Unnamed Jefferson Girls 1

In "Dry September," these are the young women of Jefferson are seen by Minnie Cooper when she goes out alone in the afternoons, as they stroll downtown "with their delicate, silken heads and thin, awkward arms and conscious hips" (175). The narrative calls them "cousins" of Minnie Cooper, using quotation marks to indicate that they are not actual relatives (175).

Unnamed Jefferson Children 4

In Requiem for a Nun's description of 20th century Jefferson, children from various neighborhoods all follow the wagon that delivers ice around town, "eating the fragments of ice which the Negro driver chipped off for them" (189).
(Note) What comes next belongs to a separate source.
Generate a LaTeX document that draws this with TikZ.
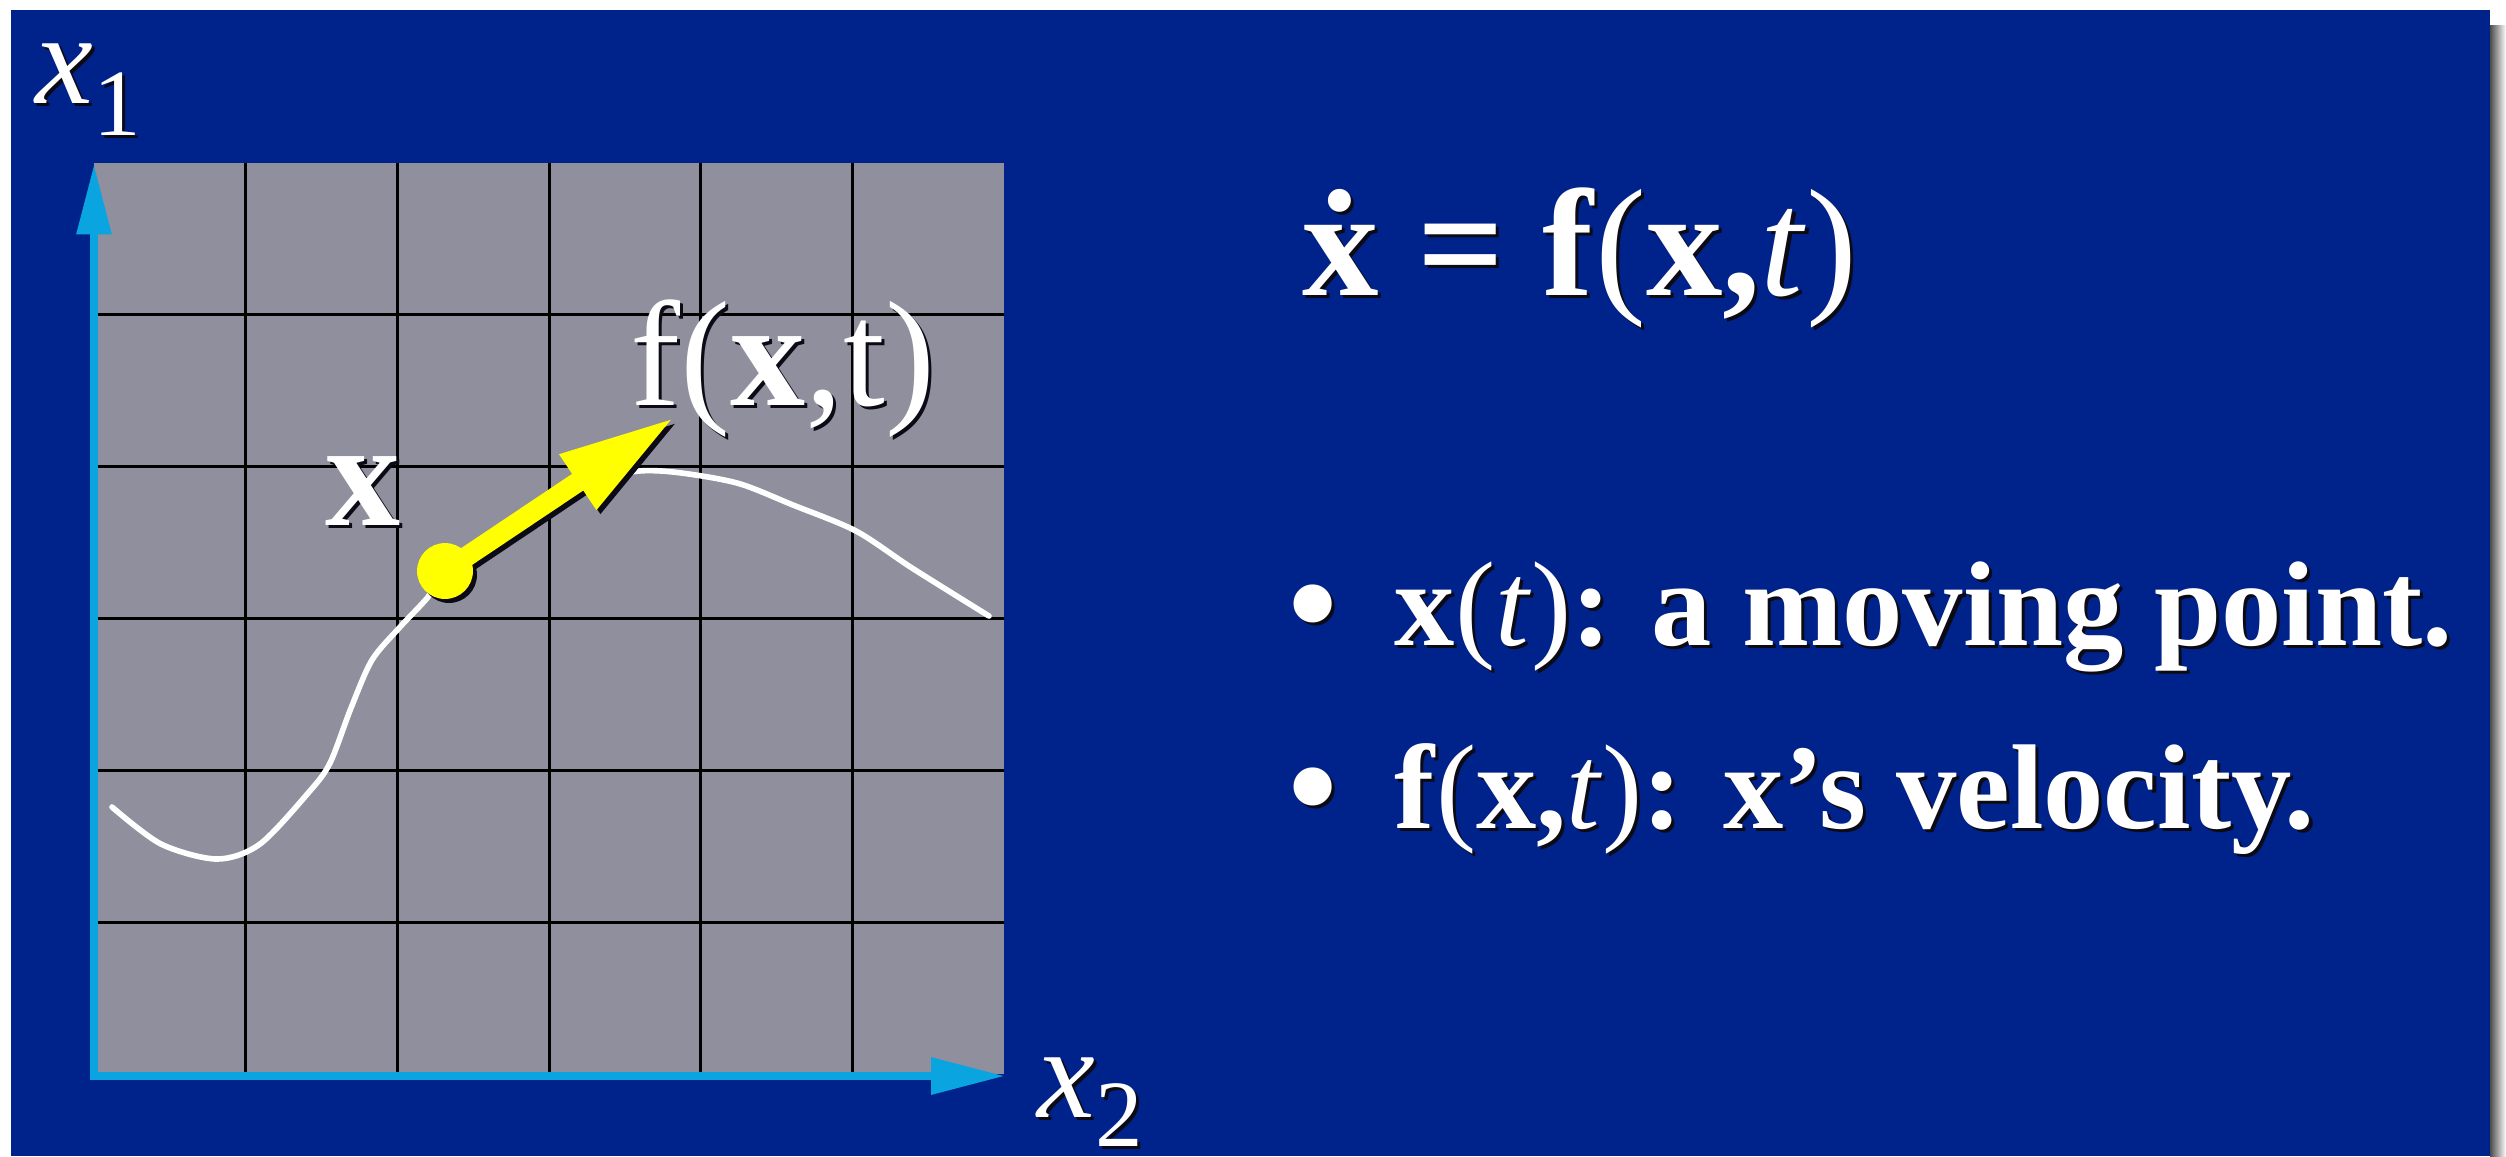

Unnamed Jefferson Children 3

The white children of Jefferson don't directly appear anywhere in Intruder in the Dust, but Chick thinks of them three times. He remembers when he and the other "children on [his] street" played a card game with "an old lady" who lived nearby (58). And he notes the absence of the children who should have been on their porches on Sunday morning, "fresh and scrubbed for Sunday school with clutched palm-sweaty nickels" - but "perhaps by mutual consent" Sunday school has been cancelled (38).

Joe Buffaloe|Mr. Bullock

The local man who built Yoknapatawpha's first automobile in his "back yard on the edge of town" appears in Faulkner's last four novels. That quotation is from Requiem for a Nun, where he is unnamed but described vividly as "a grease-covered man with the eyes of a visionary monk" (190). In the last two novels of the Snopes trilogy he is named Buffaloe. The Town identifies him as the "city electrician" and a "genius" who "in 1904 . . . drove out of his backyard into the street in the first automobile we had ever seen, made by hand completely" (12).

Unnamed Inventor

A "shabby man" with "intense, visionary eyes" in Flags in the Dust, he thinks he has perfected a new prototype airplane (384). When he complains that none of "you damned yellow-livered pilots" will test it for him, Young Bayard agrees to fly it (387).
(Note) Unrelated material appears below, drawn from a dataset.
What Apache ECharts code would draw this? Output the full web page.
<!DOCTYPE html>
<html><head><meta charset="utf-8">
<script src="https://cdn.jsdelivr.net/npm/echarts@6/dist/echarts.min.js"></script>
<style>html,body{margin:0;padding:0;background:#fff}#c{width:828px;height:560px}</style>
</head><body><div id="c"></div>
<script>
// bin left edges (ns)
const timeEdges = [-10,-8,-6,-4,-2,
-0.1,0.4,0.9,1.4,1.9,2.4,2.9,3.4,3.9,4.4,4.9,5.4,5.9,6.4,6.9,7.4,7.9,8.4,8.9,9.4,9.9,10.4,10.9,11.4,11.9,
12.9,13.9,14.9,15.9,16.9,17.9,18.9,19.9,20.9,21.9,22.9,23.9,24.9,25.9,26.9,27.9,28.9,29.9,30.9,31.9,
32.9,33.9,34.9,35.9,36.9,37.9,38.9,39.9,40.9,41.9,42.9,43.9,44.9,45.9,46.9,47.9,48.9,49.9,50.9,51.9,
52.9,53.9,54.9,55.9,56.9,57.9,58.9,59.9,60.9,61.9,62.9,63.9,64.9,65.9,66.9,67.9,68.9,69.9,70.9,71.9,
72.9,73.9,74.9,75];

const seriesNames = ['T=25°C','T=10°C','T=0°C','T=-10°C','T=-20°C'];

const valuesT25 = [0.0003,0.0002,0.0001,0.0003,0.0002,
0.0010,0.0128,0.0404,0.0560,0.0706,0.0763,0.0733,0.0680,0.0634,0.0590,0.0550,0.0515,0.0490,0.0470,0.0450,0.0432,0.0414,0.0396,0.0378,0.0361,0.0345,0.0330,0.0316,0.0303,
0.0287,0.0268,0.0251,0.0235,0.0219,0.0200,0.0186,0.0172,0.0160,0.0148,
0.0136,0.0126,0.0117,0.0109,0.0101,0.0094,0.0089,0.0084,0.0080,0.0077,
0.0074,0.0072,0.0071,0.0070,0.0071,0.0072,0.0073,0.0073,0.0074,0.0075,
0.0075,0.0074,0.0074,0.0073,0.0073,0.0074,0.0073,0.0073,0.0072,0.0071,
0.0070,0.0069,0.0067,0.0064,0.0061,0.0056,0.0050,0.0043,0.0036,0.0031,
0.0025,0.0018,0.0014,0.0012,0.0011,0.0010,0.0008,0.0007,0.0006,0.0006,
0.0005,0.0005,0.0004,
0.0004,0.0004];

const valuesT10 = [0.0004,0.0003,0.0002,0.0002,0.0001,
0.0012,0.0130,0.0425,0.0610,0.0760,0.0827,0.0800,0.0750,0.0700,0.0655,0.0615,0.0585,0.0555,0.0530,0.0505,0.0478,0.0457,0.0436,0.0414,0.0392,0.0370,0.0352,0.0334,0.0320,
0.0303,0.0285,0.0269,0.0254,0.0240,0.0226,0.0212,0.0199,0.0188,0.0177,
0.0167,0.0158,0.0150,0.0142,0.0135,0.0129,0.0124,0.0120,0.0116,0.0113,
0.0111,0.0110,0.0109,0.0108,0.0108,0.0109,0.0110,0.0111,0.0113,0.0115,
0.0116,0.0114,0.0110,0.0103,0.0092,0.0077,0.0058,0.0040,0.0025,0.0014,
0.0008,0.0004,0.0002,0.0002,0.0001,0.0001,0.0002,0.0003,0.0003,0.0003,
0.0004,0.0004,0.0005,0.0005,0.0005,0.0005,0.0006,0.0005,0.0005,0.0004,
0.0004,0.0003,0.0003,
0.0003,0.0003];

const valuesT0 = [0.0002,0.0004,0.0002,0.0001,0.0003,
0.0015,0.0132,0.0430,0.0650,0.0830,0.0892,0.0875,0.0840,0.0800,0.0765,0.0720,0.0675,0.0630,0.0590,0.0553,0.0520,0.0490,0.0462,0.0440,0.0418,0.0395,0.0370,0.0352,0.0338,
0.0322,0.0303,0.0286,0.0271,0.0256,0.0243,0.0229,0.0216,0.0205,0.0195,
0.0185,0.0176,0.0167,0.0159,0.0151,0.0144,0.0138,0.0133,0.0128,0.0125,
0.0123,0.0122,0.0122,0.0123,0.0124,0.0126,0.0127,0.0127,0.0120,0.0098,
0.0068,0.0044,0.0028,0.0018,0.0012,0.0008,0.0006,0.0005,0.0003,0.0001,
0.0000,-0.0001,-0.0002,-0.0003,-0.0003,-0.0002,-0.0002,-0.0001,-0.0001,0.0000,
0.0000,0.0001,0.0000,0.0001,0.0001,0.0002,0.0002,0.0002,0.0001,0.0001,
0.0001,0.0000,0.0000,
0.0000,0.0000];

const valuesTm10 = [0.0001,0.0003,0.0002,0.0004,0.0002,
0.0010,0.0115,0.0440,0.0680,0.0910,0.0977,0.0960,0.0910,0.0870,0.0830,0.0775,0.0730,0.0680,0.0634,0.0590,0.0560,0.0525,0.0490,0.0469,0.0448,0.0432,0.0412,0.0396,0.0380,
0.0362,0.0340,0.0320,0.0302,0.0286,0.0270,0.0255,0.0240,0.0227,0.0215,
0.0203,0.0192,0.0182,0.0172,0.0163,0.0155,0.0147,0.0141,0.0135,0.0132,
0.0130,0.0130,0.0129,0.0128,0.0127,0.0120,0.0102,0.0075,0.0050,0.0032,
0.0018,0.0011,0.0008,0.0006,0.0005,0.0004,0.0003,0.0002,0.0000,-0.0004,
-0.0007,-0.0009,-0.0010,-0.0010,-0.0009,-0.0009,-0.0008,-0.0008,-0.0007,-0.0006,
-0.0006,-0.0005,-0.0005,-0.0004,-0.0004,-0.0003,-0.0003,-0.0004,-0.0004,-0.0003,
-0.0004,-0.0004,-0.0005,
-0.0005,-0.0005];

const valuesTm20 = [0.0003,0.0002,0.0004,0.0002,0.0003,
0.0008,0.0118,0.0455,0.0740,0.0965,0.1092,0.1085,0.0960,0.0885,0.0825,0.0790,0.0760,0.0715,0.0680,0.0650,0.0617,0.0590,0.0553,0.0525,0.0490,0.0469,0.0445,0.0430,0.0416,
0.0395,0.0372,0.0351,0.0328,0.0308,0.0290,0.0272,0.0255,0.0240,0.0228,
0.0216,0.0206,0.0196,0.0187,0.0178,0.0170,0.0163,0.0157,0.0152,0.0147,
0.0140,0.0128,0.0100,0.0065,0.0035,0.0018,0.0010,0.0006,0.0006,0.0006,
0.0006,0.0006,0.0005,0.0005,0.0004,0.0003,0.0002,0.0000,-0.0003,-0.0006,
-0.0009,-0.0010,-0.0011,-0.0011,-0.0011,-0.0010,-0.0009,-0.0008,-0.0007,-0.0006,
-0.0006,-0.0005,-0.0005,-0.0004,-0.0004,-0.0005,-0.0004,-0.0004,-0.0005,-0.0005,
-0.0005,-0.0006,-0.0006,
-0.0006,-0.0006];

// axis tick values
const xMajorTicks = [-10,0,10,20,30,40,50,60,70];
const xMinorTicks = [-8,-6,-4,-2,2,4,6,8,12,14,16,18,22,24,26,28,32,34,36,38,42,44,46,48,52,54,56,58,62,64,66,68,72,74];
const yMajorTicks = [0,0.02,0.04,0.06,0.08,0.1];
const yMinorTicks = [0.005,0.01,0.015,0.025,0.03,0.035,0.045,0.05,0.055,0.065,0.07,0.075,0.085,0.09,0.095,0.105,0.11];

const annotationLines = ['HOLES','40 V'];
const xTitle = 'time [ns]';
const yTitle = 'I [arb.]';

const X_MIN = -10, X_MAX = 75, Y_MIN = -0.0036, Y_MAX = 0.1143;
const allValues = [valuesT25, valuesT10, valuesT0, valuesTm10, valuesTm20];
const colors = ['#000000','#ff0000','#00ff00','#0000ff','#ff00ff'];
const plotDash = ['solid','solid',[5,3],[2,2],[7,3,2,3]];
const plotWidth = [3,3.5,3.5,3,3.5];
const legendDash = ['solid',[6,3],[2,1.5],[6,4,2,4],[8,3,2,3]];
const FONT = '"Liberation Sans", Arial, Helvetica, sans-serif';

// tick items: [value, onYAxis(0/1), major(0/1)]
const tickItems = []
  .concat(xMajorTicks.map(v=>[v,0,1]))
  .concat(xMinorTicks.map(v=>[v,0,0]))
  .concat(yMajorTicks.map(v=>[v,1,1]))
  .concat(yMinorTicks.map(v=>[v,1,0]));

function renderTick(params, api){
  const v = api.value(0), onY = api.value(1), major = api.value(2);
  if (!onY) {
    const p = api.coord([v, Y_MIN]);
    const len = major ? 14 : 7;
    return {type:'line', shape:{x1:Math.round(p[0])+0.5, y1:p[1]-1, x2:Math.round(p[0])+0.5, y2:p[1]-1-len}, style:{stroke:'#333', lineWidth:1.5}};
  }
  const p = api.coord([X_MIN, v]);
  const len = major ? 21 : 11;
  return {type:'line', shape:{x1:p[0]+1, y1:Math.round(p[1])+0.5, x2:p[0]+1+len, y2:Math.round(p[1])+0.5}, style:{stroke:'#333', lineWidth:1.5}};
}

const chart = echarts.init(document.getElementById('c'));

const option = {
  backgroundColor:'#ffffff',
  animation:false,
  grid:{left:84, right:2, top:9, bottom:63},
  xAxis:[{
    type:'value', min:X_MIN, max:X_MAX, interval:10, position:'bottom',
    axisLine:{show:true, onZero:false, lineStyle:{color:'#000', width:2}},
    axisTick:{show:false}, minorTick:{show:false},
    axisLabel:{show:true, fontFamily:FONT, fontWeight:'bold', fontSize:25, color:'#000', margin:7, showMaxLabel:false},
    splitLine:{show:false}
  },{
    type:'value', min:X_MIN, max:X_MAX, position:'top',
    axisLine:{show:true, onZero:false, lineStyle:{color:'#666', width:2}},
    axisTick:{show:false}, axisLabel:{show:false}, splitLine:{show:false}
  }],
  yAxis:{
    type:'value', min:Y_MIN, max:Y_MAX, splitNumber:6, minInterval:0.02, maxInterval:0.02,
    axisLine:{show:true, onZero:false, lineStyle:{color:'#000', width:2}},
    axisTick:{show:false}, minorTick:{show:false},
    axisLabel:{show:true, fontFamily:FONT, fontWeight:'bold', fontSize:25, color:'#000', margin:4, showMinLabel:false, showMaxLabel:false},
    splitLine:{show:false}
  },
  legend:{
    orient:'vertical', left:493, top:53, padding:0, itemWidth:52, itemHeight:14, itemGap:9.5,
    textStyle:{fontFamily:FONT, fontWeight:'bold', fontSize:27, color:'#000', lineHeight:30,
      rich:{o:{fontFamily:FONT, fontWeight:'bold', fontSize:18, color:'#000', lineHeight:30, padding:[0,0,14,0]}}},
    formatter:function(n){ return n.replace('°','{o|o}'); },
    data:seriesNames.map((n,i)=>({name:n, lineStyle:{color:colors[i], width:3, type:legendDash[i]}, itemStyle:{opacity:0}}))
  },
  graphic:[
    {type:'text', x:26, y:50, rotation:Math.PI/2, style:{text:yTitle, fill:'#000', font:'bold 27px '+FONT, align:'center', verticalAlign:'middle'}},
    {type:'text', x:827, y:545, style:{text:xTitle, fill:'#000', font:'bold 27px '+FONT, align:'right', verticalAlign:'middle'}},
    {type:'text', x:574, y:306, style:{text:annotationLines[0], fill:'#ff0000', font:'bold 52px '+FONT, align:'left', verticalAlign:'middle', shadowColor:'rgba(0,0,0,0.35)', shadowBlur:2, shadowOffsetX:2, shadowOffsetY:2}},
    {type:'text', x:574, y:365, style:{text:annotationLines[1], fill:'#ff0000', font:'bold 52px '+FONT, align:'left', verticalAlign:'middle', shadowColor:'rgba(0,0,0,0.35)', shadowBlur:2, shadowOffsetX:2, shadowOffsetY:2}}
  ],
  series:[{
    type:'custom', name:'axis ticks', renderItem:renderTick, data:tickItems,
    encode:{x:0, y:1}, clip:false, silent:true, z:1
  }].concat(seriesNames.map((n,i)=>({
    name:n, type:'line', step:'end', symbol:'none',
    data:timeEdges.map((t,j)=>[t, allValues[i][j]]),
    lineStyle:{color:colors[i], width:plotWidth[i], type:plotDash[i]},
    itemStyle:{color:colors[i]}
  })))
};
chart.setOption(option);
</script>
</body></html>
Unnamed Inhabitants of Modern Jefferson

The short story "A Name for the City" and Requiem for a Nun both characterize the inhabitants of Jefferson in the middle of the 20th century fairly negatively. The novel develops that critique in more detail. The boasting about progress done by Jefferson's members of "Rotary and Lions Clubs and Chambers of Commerce and City Beautifuls" (201, 4) is described as "a furious beating of hollow drums toward nowhere, but merely to sound louder than the next little human clotting to its north or south or east or west, dubbing itself city as Napoleon dubbed himself emperor" (4).

Unnamed Infant 1

This "infant" is the child of the "countrywoman" who in Sanctuary cannot find a seat on the train that takes Horace to Oxford (170).

Unnamed Infant 3

In "Delta Autumn" Ike refers to the illegitimate child that the unnamed young woman brings into the tent only as "a child" and "that" - as in "Is that his?" (278, 277). Its gender is not specified. Swaddled in a "blanket-and-tarpaulin-wrapped bundle," its physical appearance is never described, but legally it is "black" like its mother. Since Don Boyd is its father, its last name could be his, but the story makes it clear that the white father will play no role whatsoever in any future the infant might have.

Unnamed "Hunters"

There are various groups of hunters in the Yoknapatawpha fictions. These "hunters" are the essentially transcendent community created by the narrator at the start of the chapter called "The Bear" in Go Down, Moses. In this passage, "hunters" refers not to any specific characters but to an exalted meta-cultural and spiritual category of "men": they are "not white nor black nor red but men, hunters" (181).

Unnamed Hunters 8

Three sets of hunters are mentioned in "Race at Morning": the hunters from Yoknapatawpha, some of whom are named but not all, and the hunting parties at the Hog Bayou and Hollyknowe camps.